In relying on the facts above and the cited judicial authority, I find that the Plaintiff’s injuries are not speculative and his fear is real since the 1st and 2nd Defendant already have title to the subdivisions emanating from the suit land. It is in those circumstances that I make a finding that the Plaintiff will indeed suffer irreparable injury if the orders sought are not granted.

On the question of balance of convenience, from the evidence presented by the parties, I am not in doubt that if the title to the suit land is not preserved, pending the outcome of the suit, it may be wasted away.

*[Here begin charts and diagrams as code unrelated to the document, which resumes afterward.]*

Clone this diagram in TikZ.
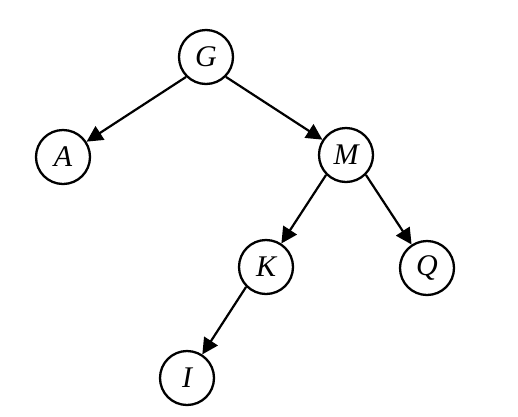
\documentclass[tikz,border=0pt]{standalone}
\usepackage{fontspec}
\setmainfont{Liberation Serif}
\usetikzlibrary{arrows.meta}
\begin{document}
\begin{tikzpicture}[x=1pt,y=-1pt,
  vtx/.style={circle,draw,line width=2.3pt,minimum size=54pt,inner sep=0pt,font=\fontsize{30}{32}\selectfont\itshape},
  edge/.style={line width=2.2pt,-{Triangle[length=16pt,width=16pt]}}]
\useasboundingbox (0,0) rectangle (518,416);
\node[vtx] (G) at (206,57) {G};
\node[vtx] (A) at (63,157) {A};
\node[vtx] (M) at (346,155) {M};
\node[vtx] (K) at (266,267) {K};
\node[vtx] (Q) at (427,268) {Q};
\node[vtx] (I) at (187,378) {I};
\draw[edge] (G.south west) -- (A);
\draw[edge] (G.south east) -- (M);
\draw[edge] (M.south west) -- (K);
\draw[edge] (M.south east) -- (Q);
\draw[edge] (K.south west) -- (I);
\end{tikzpicture}
\end{document}
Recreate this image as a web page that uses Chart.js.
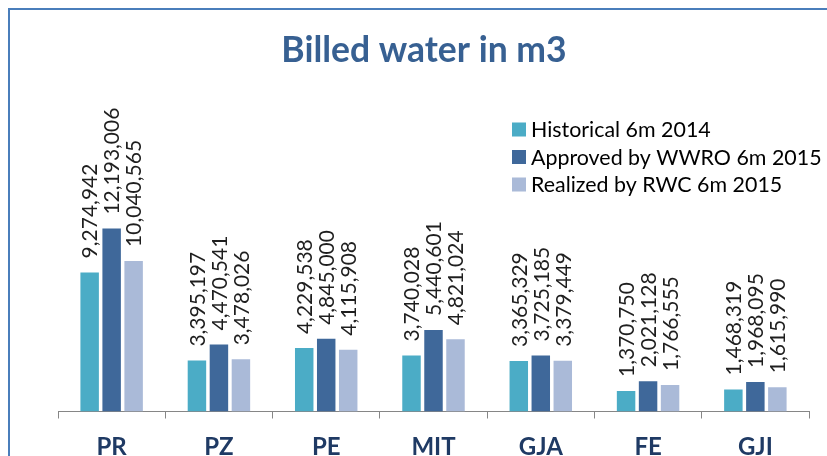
<!DOCTYPE html>
<html>
<head>
<meta charset="utf-8">
<script src="https://cdn.jsdelivr.net/npm/chart.js@4.4.1/dist/chart.umd.min.js"></script>
<style>
    html, body { margin: 0; padding: 0; background: #fff; overflow: hidden; }
    #wrap { position: relative; width: 827px; height: 456px; }
    #frame { position: absolute; left: 8px; top: 8px; width: 900px; height: 500px; border: 2px solid #4a7ebb; box-sizing: border-box; }
    canvas { position: absolute; left: 0; top: 0; }
</style>
</head>
<body>
<div id="wrap">
    <div id="frame"></div>
    <canvas id="billed-water-chart" width="827" height="456"></canvas>
</div>
<script>
// Данные графика
const chartTitle = 'Billed water in m3';
const categories = ['PR', 'PZ', 'PE', 'MIT', 'GJA', 'FE', 'GJI'];
const seriesNames = ['Historical 6m 2014', 'Approved by WWRO 6m 2015', 'Realized by RWC 6m 2015'];
const historical2014 = [9274942, 3395197, 4229538, 3740028, 3365329, 1370750, 1468319];
const approved2015 = [12193006, 4470541, 4845000, 5440601, 3725185, 2021128, 1968095];
const realized2015 = [10040565, 3478026, 4115908, 4821024, 3379449, 1766555, 1615990];

// Цвета серий
const seriesColors = ['#4bacc6', '#3f689a', '#aabad8'];

/**
 * Заголовок, легенда и подписи значений над столбцами
 */
const decorPlugin = {
    id: 'decor',
    afterDatasetsDraw(chart) {
        const ctx = chart.ctx;
        ctx.save();

        // Подписи значений (повернуты на 90 градусов)
        ctx.font = '21px Lato';
        ctx.fillStyle = '#1e1e1e';
        ctx.textAlign = 'left';
        ctx.textBaseline = 'middle';
        chart.data.datasets.forEach((ds, i) => {
            chart.getDatasetMeta(i).data.forEach((bar, j) => {
                ctx.save();
                ctx.translate(bar.x + 1, bar.y - 14);
                ctx.rotate(-Math.PI / 2);
                ctx.fillText(ds.data[j].toLocaleString('en-US'), 0, 0);
                ctx.restore();
            });
        });

        // Заголовок
        ctx.font = 'bold 35.5px Lato';
        ctx.fillStyle = '#376092';
        ctx.textAlign = 'center';
        ctx.textBaseline = 'alphabetic';
        ctx.fillText(chartTitle, 424, 62);

        // Легенда
        ctx.font = '21.4px Lato';
        ctx.textAlign = 'left';
        ctx.textBaseline = 'middle';
        const rows = [129.5, 157, 184.5];
        chart.data.datasets.forEach((ds, i) => {
            ctx.fillStyle = ds.backgroundColor;
            ctx.fillRect(512, rows[i] - 7, 14, 14);
            ctx.fillStyle = '#000';
            ctx.fillText(ds.label, 531, rows[i] + 1);
        });

        ctx.restore();
    }
};

const ctx = document.getElementById('billed-water-chart').getContext('2d');
const billedChart = new Chart(ctx, {
    type: 'bar',
    data: {
        labels: categories,
        datasets: [{
            label: seriesNames[0],
            data: historical2014,
            backgroundColor: seriesColors[0]
        }, {
            label: seriesNames[1],
            data: approved2015,
            backgroundColor: seriesColors[1]
        }, {
            label: seriesNames[2],
            data: realized2015,
            backgroundColor: seriesColors[2]
        }]
    },
    options: {
        responsive: false,
        animation: false,
        datasets: {
            bar: {
                categoryPercentage: 0.615,
                barPercentage: 0.84
            }
        },
        layout: {
            padding: { left: 58, right: 18, top: 111.5, bottom: 0 }
        },
        plugins: {
            legend: { display: false },
            title: { display: false },
            tooltip: { enabled: false }
        },
        scales: {
            y: {
                display: false,
                min: 0,
                max: 20000000
            },
            x: {
                afterFit: function(scale) {
                    scale.height = 44.5;
                },
                border: {
                    display: true,
                    color: '#868686',
                    width: 1
                },
                grid: {
                    drawOnChartArea: false,
                    drawTicks: true,
                    tickLength: 7,
                    color: '#868686'
                },
                ticks: {
                    padding: 14,
                    color: '#1f3a64',
                    font: { family: 'Lato', size: 24, weight: 'bold' }
                }
            }
        }
    },
    plugins: [decorPlugin]
});
</script>
</body>
</html>
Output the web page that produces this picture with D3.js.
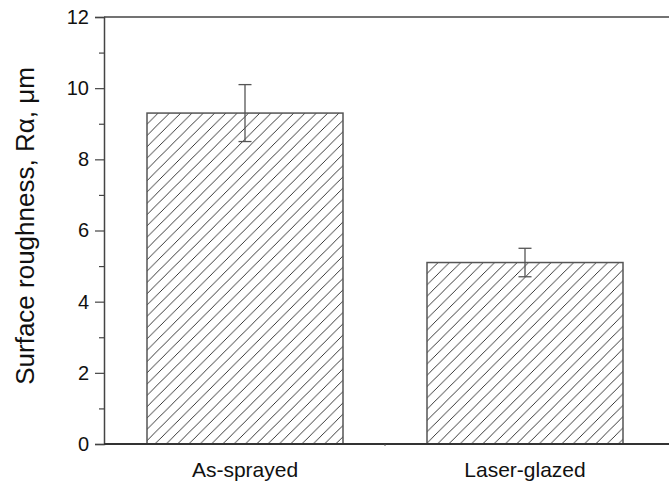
<!DOCTYPE html>
<html>
<head>
<meta charset="utf-8">
<script src="https://cdn.jsdelivr.net/npm/d3@7"></script>
<style>
  body { margin: 0; background: #fff; }
  svg { display: block; font-family: "Liberation Sans", Arial, sans-serif; }
</style>
</head>
<body>
<div id="chart"></div>
<script>
// data
const categories = ['As-sprayed', 'Laser-glazed'];
const roughness = [9.3, 5.1];
const errors = [0.8, 0.4];
const yTicks = [0, 2, 4, 6, 8, 10, 12];
const yMinorTicks = [1, 3, 5, 7, 9, 11];

const width = 669, height = 485;
const plotLeft = 104, plotTop = 17, plotBottom = 444;

const svg = d3.select('#chart').append('svg')
  .attr('width', width)
  .attr('height', height);

// hatch pattern for bars
const defs = svg.append('defs');
const pat = defs.append('pattern')
  .attr('id', 'hatch')
  .attr('patternUnits', 'userSpaceOnUse')
  .attr('width', 11.3)
  .attr('height', 11.3);
pat.append('path')
  .attr('d', 'M-2,2 L2,-2 M0,11.3 L11.3,0 M9.3,13.3 L13.3,9.3')
  .attr('stroke', '#222')
  .attr('stroke-width', 0.9);

const x = d3.scaleBand()
  .domain(categories)
  .range([105, 665])
  .paddingInner(0.3)
  .paddingOuter(0.15);

const y = d3.scaleLinear()
  .domain([0, 12])
  .range([plotBottom, plotTop]);

// bars
svg.selectAll('.bar')
  .data(categories)
  .enter().append('rect')
  .attr('class', 'bar')
  .attr('x', d => x(d))
  .attr('y', (d, i) => y(roughness[i]))
  .attr('width', x.bandwidth())
  .attr('height', (d, i) => plotBottom - y(roughness[i]))
  .attr('fill', 'url(#hatch)')
  .attr('stroke', '#555')
  .attr('stroke-width', 1.5);

// error bars
const eb = svg.selectAll('.err')
  .data(categories)
  .enter().append('g')
  .attr('class', 'err')
  .attr('stroke', '#555')
  .attr('stroke-width', 1.3);
eb.append('line')
  .attr('x1', d => x(d) + x.bandwidth() / 2)
  .attr('x2', d => x(d) + x.bandwidth() / 2)
  .attr('y1', (d, i) => y(roughness[i] + errors[i]))
  .attr('y2', (d, i) => y(roughness[i] - errors[i]));
[1, -1].forEach(s => {
  eb.append('line')
    .attr('x1', d => x(d) + x.bandwidth() / 2 - 6.5)
    .attr('x2', d => x(d) + x.bandwidth() / 2 + 6.5)
    .attr('y1', (d, i) => y(roughness[i] + s * errors[i]))
    .attr('y2', (d, i) => y(roughness[i] + s * errors[i]));
});

// y axis
const yAxis = svg.append('g')
  .attr('transform', `translate(${plotLeft},0)`)
  .call(d3.axisLeft(y).tickValues(yTicks).tickSize(9).tickPadding(6).tickFormat(d3.format('d')));
yAxis.select('.domain').attr('stroke', '#444').attr('stroke-width', 1.5);
yAxis.selectAll('.tick line').attr('stroke', '#444').attr('stroke-width', 1.2);
yAxis.selectAll('.tick text')
  .attr('font-size', 20)
  .attr('fill', '#111')
  .attr('font-family', '"Liberation Sans", Arial, sans-serif');

const yMinor = svg.append('g')
  .attr('transform', `translate(${plotLeft},0)`)
  .call(d3.axisLeft(y).tickValues(yMinorTicks).tickSize(5).tickFormat(''));
yMinor.select('.domain').remove();
yMinor.selectAll('.tick line').attr('stroke', '#444').attr('stroke-width', 1.2);

// top frame line
svg.append('line')
  .attr('x1', plotLeft).attr('x2', width)
  .attr('y1', y(12)).attr('y2', y(12))
  .attr('stroke', '#444').attr('stroke-width', 1.3);

// x axis
const xAxis = svg.append('g')
  .attr('transform', `translate(0,${plotBottom})`)
  .call(d3.axisBottom(x).tickSize(0).tickPadding(18));
xAxis.select('.domain').remove();
xAxis.selectAll('.tick text')
  .attr('font-size', 21)
  .attr('fill', '#111')
  .attr('font-family', '"Liberation Sans", Arial, sans-serif');
svg.append('line')
  .attr('x1', plotLeft).attr('x2', width)
  .attr('y1', plotBottom).attr('y2', plotBottom)
  .attr('stroke', '#333').attr('stroke-width', 2);
// small tick between categories
svg.append('line')
  .attr('x1', x.range()[0] + x.step()).attr('x2', x.range()[0] + x.step())
  .attr('y1', plotBottom).attr('y2', plotBottom + 2)
  .attr('stroke', '#555').attr('stroke-width', 1);

// y label
svg.append('text')
  .attr('transform', `translate(34,226) rotate(-90)`)
  .attr('text-anchor', 'middle')
  .attr('font-size', 26)
  .attr('fill', '#111')
  .text('Surface roughness, R\u03B1, \u03BCm');
</script>
</body>
</html>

Since both the 1st and 2nd Defendants already have titles to the suit land and with the Plaintiff claiming beneficial interest over the same, the Court finds that  these are issues best determined at a full trial and not at this juncture, I will proceed to make the following order:

1. An inhibition order be and is hereby registered by the Land Registrar Kajiado North as against land parcel number KAJIADO/ KAPUTIEI – NORTH / 1569 and resultant subdivisions into KAJIADO/ KAPUTIEI – NORTH / 9332 and KAJIADO/ KAPUTIEI – NORTH / 9333 respectively of any dealings, lease, subdivision, transfer or charge pending the hearing and determination of the suit.’

2. The obtaining status quo be maintained pending the hearing and determination of the suit

The costs will be in the cause.

The parties are urged to comply with Order 11 and set the suit down for hearing as soon as possible.

Dated signed and delivered in open court at Kajiado this 30th day of April, 2018.